↓

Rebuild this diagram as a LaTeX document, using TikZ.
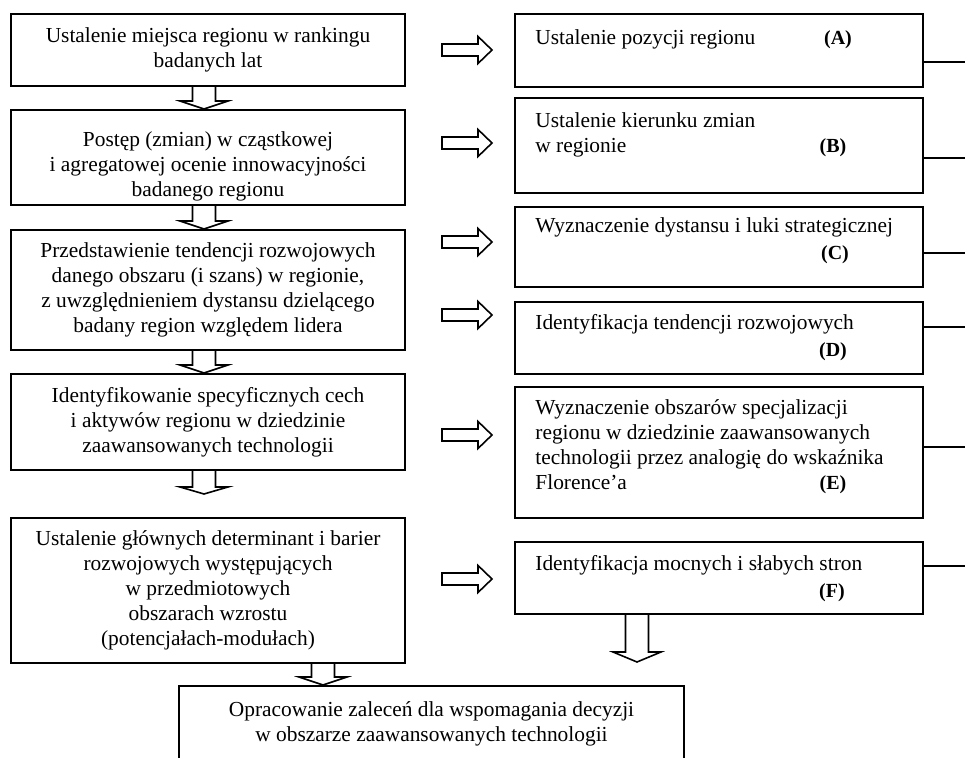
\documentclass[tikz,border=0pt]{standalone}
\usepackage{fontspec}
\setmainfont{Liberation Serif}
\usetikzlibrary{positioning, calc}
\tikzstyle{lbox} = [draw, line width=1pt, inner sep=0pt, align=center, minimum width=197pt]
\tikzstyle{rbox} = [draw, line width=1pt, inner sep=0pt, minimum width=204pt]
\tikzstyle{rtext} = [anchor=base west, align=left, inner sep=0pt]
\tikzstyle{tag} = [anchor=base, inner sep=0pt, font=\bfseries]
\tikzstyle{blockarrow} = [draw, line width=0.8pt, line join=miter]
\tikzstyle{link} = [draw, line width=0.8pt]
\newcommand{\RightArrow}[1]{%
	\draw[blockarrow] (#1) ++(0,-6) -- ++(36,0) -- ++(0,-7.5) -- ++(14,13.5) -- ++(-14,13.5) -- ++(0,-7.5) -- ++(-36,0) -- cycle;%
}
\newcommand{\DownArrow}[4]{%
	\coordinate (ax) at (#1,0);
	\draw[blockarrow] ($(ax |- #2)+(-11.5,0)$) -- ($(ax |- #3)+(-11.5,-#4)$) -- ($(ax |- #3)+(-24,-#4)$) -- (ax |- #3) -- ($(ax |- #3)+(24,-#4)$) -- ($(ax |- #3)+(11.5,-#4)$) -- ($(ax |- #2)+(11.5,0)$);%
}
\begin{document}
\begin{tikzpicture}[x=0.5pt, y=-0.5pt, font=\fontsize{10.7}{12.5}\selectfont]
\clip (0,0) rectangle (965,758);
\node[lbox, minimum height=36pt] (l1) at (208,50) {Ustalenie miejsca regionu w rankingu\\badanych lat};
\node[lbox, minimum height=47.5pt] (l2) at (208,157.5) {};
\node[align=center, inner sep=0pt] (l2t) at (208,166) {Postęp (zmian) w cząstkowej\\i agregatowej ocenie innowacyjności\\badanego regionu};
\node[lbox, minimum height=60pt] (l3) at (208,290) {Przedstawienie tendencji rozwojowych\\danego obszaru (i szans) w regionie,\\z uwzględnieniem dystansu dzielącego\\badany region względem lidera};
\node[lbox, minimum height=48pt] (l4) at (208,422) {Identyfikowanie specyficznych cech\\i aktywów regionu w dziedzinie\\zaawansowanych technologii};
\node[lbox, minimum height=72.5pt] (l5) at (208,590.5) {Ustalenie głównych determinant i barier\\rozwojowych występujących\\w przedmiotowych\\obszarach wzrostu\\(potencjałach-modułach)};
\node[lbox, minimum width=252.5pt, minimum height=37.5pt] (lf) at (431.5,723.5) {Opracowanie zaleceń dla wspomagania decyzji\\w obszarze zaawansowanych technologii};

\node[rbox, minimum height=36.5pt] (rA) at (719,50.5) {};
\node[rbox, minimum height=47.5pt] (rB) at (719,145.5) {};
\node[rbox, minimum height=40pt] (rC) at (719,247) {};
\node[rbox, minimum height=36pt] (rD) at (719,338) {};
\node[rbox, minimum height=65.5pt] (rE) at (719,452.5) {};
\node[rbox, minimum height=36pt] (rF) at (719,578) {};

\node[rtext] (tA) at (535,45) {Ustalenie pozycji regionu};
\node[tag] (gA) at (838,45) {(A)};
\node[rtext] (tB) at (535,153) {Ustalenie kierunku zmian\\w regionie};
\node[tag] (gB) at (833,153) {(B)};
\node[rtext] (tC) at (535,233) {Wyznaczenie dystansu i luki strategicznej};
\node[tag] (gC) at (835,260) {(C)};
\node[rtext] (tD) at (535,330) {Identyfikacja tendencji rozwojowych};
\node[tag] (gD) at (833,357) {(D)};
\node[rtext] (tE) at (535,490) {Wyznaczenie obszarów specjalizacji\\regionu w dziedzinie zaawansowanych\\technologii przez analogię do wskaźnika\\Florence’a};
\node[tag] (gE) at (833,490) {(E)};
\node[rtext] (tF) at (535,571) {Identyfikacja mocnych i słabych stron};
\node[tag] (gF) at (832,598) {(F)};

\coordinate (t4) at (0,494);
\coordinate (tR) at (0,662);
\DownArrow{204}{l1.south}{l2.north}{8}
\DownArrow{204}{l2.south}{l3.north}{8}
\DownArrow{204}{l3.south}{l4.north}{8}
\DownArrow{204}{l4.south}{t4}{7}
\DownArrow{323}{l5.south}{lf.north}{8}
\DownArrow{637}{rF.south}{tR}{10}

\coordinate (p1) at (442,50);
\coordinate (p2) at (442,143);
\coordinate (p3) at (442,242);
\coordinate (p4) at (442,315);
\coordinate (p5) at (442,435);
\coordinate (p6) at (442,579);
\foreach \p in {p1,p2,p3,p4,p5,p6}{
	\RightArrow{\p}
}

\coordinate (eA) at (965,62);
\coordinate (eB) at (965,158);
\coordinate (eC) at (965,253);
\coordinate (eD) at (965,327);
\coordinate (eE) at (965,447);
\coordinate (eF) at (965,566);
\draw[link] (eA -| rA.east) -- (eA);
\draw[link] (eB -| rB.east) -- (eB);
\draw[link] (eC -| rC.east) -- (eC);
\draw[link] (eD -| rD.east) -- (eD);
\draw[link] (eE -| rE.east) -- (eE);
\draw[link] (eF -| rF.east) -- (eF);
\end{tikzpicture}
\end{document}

↑

## What is asked
Without the pictures, retype the whole of the material above exactly.

## Solution
Rebuild this diagram as a LaTeX document, using TikZ.
\documentclass[tikz,border=0pt]{standalone}
\usepackage{fontspec}
\setmainfont{Liberation Serif}
\usetikzlibrary{positioning, calc}
\tikzstyle{lbox} = [draw, line width=1pt, inner sep=0pt, align=center, minimum width=197pt]
\tikzstyle{rbox} = [draw, line width=1pt, inner sep=0pt, minimum width=204pt]
\tikzstyle{rtext} = [anchor=base west, align=left, inner sep=0pt]
\tikzstyle{tag} = [anchor=base, inner sep=0pt, font=\bfseries]
\tikzstyle{blockarrow} = [draw, line width=0.8pt, line join=miter]
\tikzstyle{link} = [draw, line width=0.8pt]
\newcommand{\RightArrow}[1]{%
	\draw[blockarrow] (#1) ++(0,-6) -- ++(36,0) -- ++(0,-7.5) -- ++(14,13.5) -- ++(-14,13.5) -- ++(0,-7.5) -- ++(-36,0) -- cycle;%
}
\newcommand{\DownArrow}[4]{%
	\coordinate (ax) at (#1,0);
	\draw[blockarrow] ($(ax |- #2)+(-11.5,0)$) -- ($(ax |- #3)+(-11.5,-#4)$) -- ($(ax |- #3)+(-24,-#4)$) -- (ax |- #3) -- ($(ax |- #3)+(24,-#4)$) -- ($(ax |- #3)+(11.5,-#4)$) -- ($(ax |- #2)+(11.5,0)$);%
}
\begin{document}
\begin{tikzpicture}[x=0.5pt, y=-0.5pt, font=\fontsize{10.7}{12.5}\selectfont]
\clip (0,0) rectangle (965,758);
\node[lbox, minimum height=36pt] (l1) at (208,50) {Ustalenie miejsca regionu w rankingu\\badanych lat};
\node[lbox, minimum height=47.5pt] (l2) at (208,157.5) {};
\node[align=center, inner sep=0pt] (l2t) at (208,166) {Postęp (zmian) w cząstkowej\\i agregatowej ocenie innowacyjności\\badanego regionu};
\node[lbox, minimum height=60pt] (l3) at (208,290) {Przedstawienie tendencji rozwojowych\\danego obszaru (i szans) w regionie,\\z uwzględnieniem dystansu dzielącego\\badany region względem lidera};
\node[lbox, minimum height=48pt] (l4) at (208,422) {Identyfikowanie specyficznych cech\\i aktywów regionu w dziedzinie\\zaawansowanych technologii};
\node[lbox, minimum height=72.5pt] (l5) at (208,590.5) {Ustalenie głównych determinant i barier\\rozwojowych występujących\\w przedmiotowych\\obszarach wzrostu\\(potencjałach-modułach)};
\node[lbox, minimum width=252.5pt, minimum height=37.5pt] (lf) at (431.5,723.5) {Opracowanie zaleceń dla wspomagania decyzji\\w obszarze zaawansowanych technologii};

\node[rbox, minimum height=36.5pt] (rA) at (719,50.5) {};
\node[rbox, minimum height=47.5pt] (rB) at (719,145.5) {};
\node[rbox, minimum height=40pt] (rC) at (719,247) {};
\node[rbox, minimum height=36pt] (rD) at (719,338) {};
\node[rbox, minimum height=65.5pt] (rE) at (719,452.5) {};
\node[rbox, minimum height=36pt] (rF) at (719,578) {};

\node[rtext] (tA) at (535,45) {Ustalenie pozycji regionu};
\node[tag] (gA) at (838,45) {(A)};
\node[rtext] (tB) at (535,153) {Ustalenie kierunku zmian\\w regionie};
\node[tag] (gB) at (833,153) {(B)};
\node[rtext] (tC) at (535,233) {Wyznaczenie dystansu i luki strategicznej};
\node[tag] (gC) at (835,260) {(C)};
\node[rtext] (tD) at (535,330) {Identyfikacja tendencji rozwojowych};
\node[tag] (gD) at (833,357) {(D)};
\node[rtext] (tE) at (535,490) {Wyznaczenie obszarów specjalizacji\\regionu w dziedzinie zaawansowanych\\technologii przez analogię do wskaźnika\\Florence’a};
\node[tag] (gE) at (833,490) {(E)};
\node[rtext] (tF) at (535,571) {Identyfikacja mocnych i słabych stron};
\node[tag] (gF) at (832,598) {(F)};

\coordinate (t4) at (0,494);
\coordinate (tR) at (0,662);
\DownArrow{204}{l1.south}{l2.north}{8}
\DownArrow{204}{l2.south}{l3.north}{8}
\DownArrow{204}{l3.south}{l4.north}{8}
\DownArrow{204}{l4.south}{t4}{7}
\DownArrow{323}{l5.south}{lf.north}{8}
\DownArrow{637}{rF.south}{tR}{10}

\coordinate (p1) at (442,50);
\coordinate (p2) at (442,143);
\coordinate (p3) at (442,242);
\coordinate (p4) at (442,315);
\coordinate (p5) at (442,435);
\coordinate (p6) at (442,579);
\foreach \p in {p1,p2,p3,p4,p5,p6}{
	\RightArrow{\p}
}

\coordinate (eA) at (965,62);
\coordinate (eB) at (965,158);
\coordinate (eC) at (965,253);
\coordinate (eD) at (965,327);
\coordinate (eE) at (965,447);
\coordinate (eF) at (965,566);
\draw[link] (eA -| rA.east) -- (eA);
\draw[link] (eB -| rB.east) -- (eB);
\draw[link] (eC -| rC.east) -- (eC);
\draw[link] (eD -| rD.east) -- (eD);
\draw[link] (eE -| rE.east) -- (eE);
\draw[link] (eF -| rF.east) -- (eF);
\end{tikzpicture}
\end{document}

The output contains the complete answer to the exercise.